Сейчас нам известны стихи Сологуба за сорок лет. Он писал очень много, быть может — слишком. Число его стихотворений выражается цифрой во всяком случае четырехзначной. У Сологуба всегда имелся большой запас неизданных пьес, написанных в разные времена. Собирая их в книги, он руководствовался не хронологией, а иными, чаще всего тематическими признаками (но иногда чисто просодическими: такова его книга, составленная из одних триолетов). Составлял книги приблизительно так, как составляют букеты; запас, о котором сказано выше, служил ему богатой оранжереей. И вот замечательно, что букеты оказывались очень стройными, легкими, лишенными стилистической пестроты или разноголосицы. Стихи самых разных эпох и отдаленных годов не только вполне уживались друг с другом, но и казались написанными одновременно. Сам Сологуб несомненно знал это свойство своих стихов. Порой, когда это ему было нужно, он брал стихи из одной книги и переносил их в другую. Они снова оказывались на месте, вплетались в новые сочетания, столь же стройные, как те, из которых были вынуты.

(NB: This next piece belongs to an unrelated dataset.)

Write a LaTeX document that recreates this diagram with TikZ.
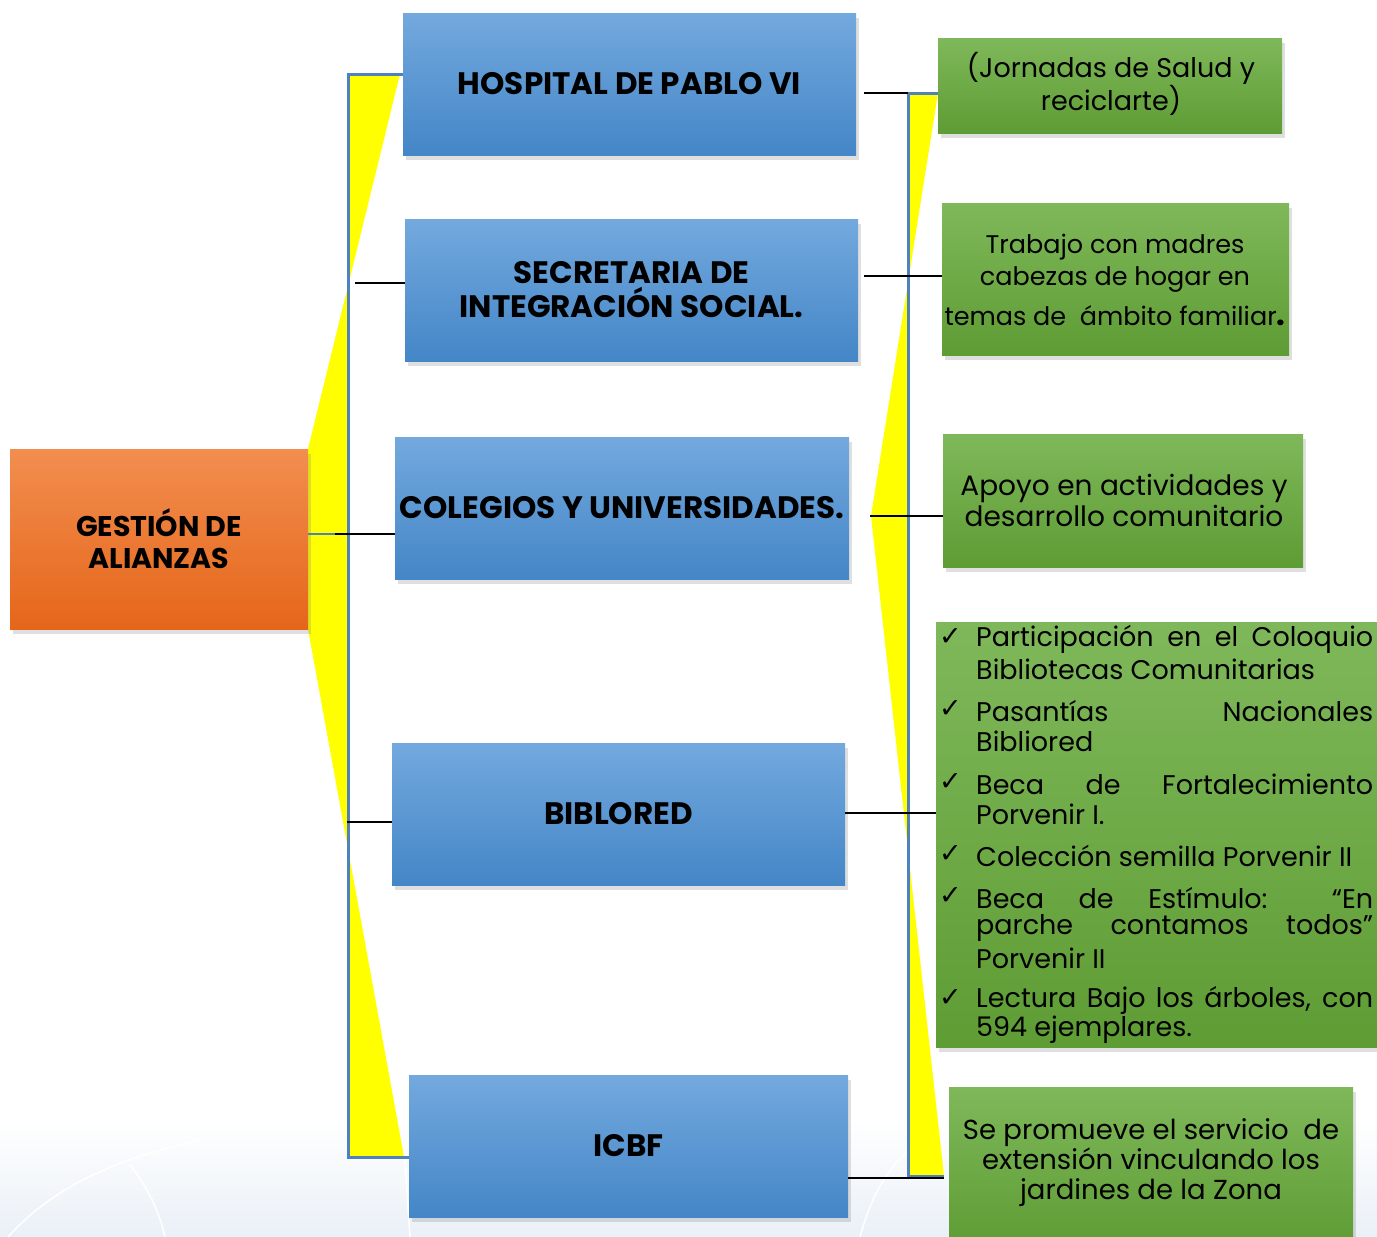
\documentclass[tikz,border=0pt]{standalone}
\usepackage{fontspec}
\setmainfont{Poppins}
\newfontfamily\symfont{DejaVu Sans}
\usetikzlibrary{shadows}
\definecolor{blueT}{RGB}{115,169,222}
\definecolor{blueB}{RGB}{68,134,199}
\definecolor{orT}{RGB}{242,142,79}
\definecolor{orB}{RGB}{229,102,26}
\definecolor{grT}{RGB}{127,184,90}
\definecolor{grB}{RGB}{94,156,52}
\definecolor{brk}{RGB}{79,129,189}
\definecolor{ylw}{RGB}{255,255,0}
\definecolor{bgB}{RGB}{234,240,247}
\tikzset{
  shad/.style={drop shadow={opacity=0.25,shadow xshift=3pt,shadow yshift=-5pt}},
  bluebox/.style={rectangle,inner sep=0pt,top color=blueT,bottom color=blueB,shad,align=center,
    font=\bfseries\fontsize{31}{34}\selectfont},
  orbox/.style={rectangle,inner sep=0pt,top color=orT,bottom color=orB,shad,align=center,
    font=\bfseries\fontsize{28.5}{32}\selectfont},
  grbox/.style={rectangle,inner sep=0pt,top color=grT,bottom color=grB,shad},
  grtext/.style={align=center,inner sep=0pt,font=\fontsize{27.5}{30}\selectfont},
  litem/.style={anchor=west,inner sep=0pt,font=\fontsize{27}{30}\selectfont},
  chk/.style={anchor=west,inner sep=0pt,font=\symfont\fontsize{27}{30}\selectfont},
  brkline/.style={draw=brk,line width=3pt},
  conn/.style={draw=black,line width=1.5pt},
}
\newcommand{\jl}[1]{\makebox[397pt][s]{#1}}
\begin{document}
\begin{tikzpicture}[x=1pt,y=-1pt]
\useasboundingbox (0,0) rectangle (1377,1237);
% background
\shade[top color=white,bottom color=bgB] (0,1120) rectangle (1377,1237);
\draw[white,line width=1.5pt] (8,1237) .. controls (50,1190) and (110,1160) .. (200,1140);
\draw[white,line width=1.5pt] (130,1165) .. controls (150,1190) and (160,1215) .. (165,1237);
\draw[white,line width=1.5pt] (405,1160) -- (410,1237);
\draw[white,line width=1.5pt] (860,1237) .. controls (870,1200) and (885,1170) .. (910,1150);
% yellow shapes
\fill[ylw] (348,74) -- (400,74) -- (308,449) -- (308,629) -- (404,1157) -- (348,1157) -- cycle;
\fill[ylw] (908,93) -- (938,93) -- (871,516) -- (944,1176) -- (908,1176) -- cycle;
% boxes
\node[orbox,minimum width=298pt,minimum height=180pt] (gest) at (159,539) {GESTIÓN DE\\ALIANZAS};
\node[bluebox,minimum width=453pt,minimum height=142pt] (hosp) at (629.5,84) {HOSPITAL DE PABLO VI};
\node[bluebox,minimum width=453pt,minimum height=142pt] (secr) at (631.5,290) {SECRETARIA DE\\INTEGRACIÓN SOCIAL.};
\node[bluebox,minimum width=454pt,minimum height=142pt] (cole) at (622,508) {COLEGIOS Y UNIVERSIDADES.};
\node[bluebox,minimum width=453pt,minimum height=142pt] (bibl) at (618.5,814) {BIBLORED};
\node[bluebox,minimum width=439pt,minimum height=142pt] (icbf) at (628.5,1146) {ICBF};
\node[grbox,minimum width=344pt,minimum height=95pt] (g1) at (1110,85.5) {};
\node[grtext,font=\fontsize{27}{30}\selectfont] (t1) at (1111,84) {(Jornadas de Salud y\\reciclarte)};
\node[grbox,minimum width=347pt,minimum height=152pt] (g2) at (1115.5,279) {};
\node[grtext,font=\fontsize{25.5}{32}\selectfont] (t2) at (1115,280) {Trabajo con madres\\cabezas de hogar en\\[8pt]temas de~ ámbito familiar{\bfseries\fontsize{31}{32}\selectfont.}};
\node[grbox,minimum width=360pt,minimum height=133pt] (g3) at (1123,500.5) {};
\node[grtext,font=\fontsize{28}{31}\selectfont] (t3) at (1124,500) {Apoyo en actividades y\\desarrollo comunitario};
\node[grbox,minimum width=404pt,minimum height=160pt] (g5) at (1151,1167) {};
\node[grtext] (t5) at (1151,1163) {Se promueve el servicio~ de\\extensión vinculando los\\jardines de la Zona};
\node[grbox,minimum width=441pt,minimum height=425pt] (g4) at (1156.5,834.5) {};
% list
\node[chk] (c1) at (939,637) {✓};
\node[litem] (l1a) at (976,639) {\jl{Participación en el Coloquio}};
\node[litem] (l1b) at (976,669) {Bibliotecas Comunitarias};
\node[chk] (c2) at (939,709) {✓};
\node[litem] (l2a) at (976,711) {\jl{Pasantías Nacionales}};
\node[litem] (l2b) at (976,741) {Bibliored};
\node[chk] (c3) at (939,782) {✓};
\node[litem] (l3a) at (976,784) {\jl{Beca de Fortalecimiento}};
\node[litem] (l3b) at (976,814) {Porvenir I.};
\node[chk] (c4) at (939,854) {✓};
\node[litem] (l4a) at (976,856) {Colección semilla Porvenir II};
\node[chk] (c5) at (939,896) {✓};
\node[litem] (l5a) at (976,898) {\jl{Beca de Estímulo: “En}};
\node[litem] (l5b) at (976,928) {\jl{parche contamos todos”}};
\node[litem] (l5c) at (976,958) {Porvenir II};
\node[chk] (c6) at (939,998) {✓};
\node[litem] (l6a) at (976,1000) {\jl{Lectura Bajo los árboles, con}};
\node[litem] (l6b) at (976,1030) {594 ejemplares.};
% bracket coordinates
\coordinate (lt) at (348,74);
\coordinate (lb) at (348,1157);
\coordinate (rt) at (908,93);
\coordinate (rb) at (908,1176);
% left bracket
\draw[brkline] (hosp.west |- lt) -- (lt) -- (lb) -- (icbf.west |- lb);
\draw[brkline,line width=2pt] (gest.east |- 0,534) -- (348,534);
% right bracket
\draw[brkline] (g1.west |- rt) -- (rt) -- (rb) -- (944,1176);
% black connectors
\coordinate (a1) at (335,534);
\draw[conn] (a1) -- (cole.west |- a1);
\coordinate (a2) at (355,283);
\draw[conn] (a2) -- (secr.west |- a2);
\coordinate (a3) at (347,822);
\draw[conn] (a3) -- (bibl.west |- a3);
\coordinate (b1) at (864,93);
\draw[conn] (b1) -- (rt);
\coordinate (b2) at (864,276);
\draw[conn] (b2) -- (g2.west |- b2);
\coordinate (b3) at (870,516);
\draw[conn] (b3) -- (g3.west |- b3);
\draw[conn] (bibl.east |- 0,813) -- (g4.west |- 0,813);
\draw[conn] (icbf.east |- 0,1178) -- (944,1178);
\end{tikzpicture}
\end{document}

Вот, например, книга «Жемчужные светила». В нее вошли стихи с 1884 до 1911 года. Тут лишь небольшая часть написанного за этот период. Но Сологуб вознамерился дать известную гамму, собрать стихи определенного оттенка — и вполне мог это сделать, отобрав подходящие пьесы из написанного за целых двадцать восемь лет. И снова — не только ни одного формального или стилистического скачка, броска, диссонанса, но напротив: все точно бы одновременно писано. Несомненно, можно различить большую уверенность, твердость, законченность, больше вкуса и мастерства в поздних вещах — да и только разве лишь по сравнению с самыми ранними. В сущности, уже с начала девяностых годов Сологуб является во всеоружии. Он сразу «нашел себя», сразу очертил круг свой — и не выходит из него. С годами ему только легче и лучше удавалось то, что с самого начала сделалось сущностью его стиля. Раствор крепчал, насыщался, но по химическому составу оставался неизменным.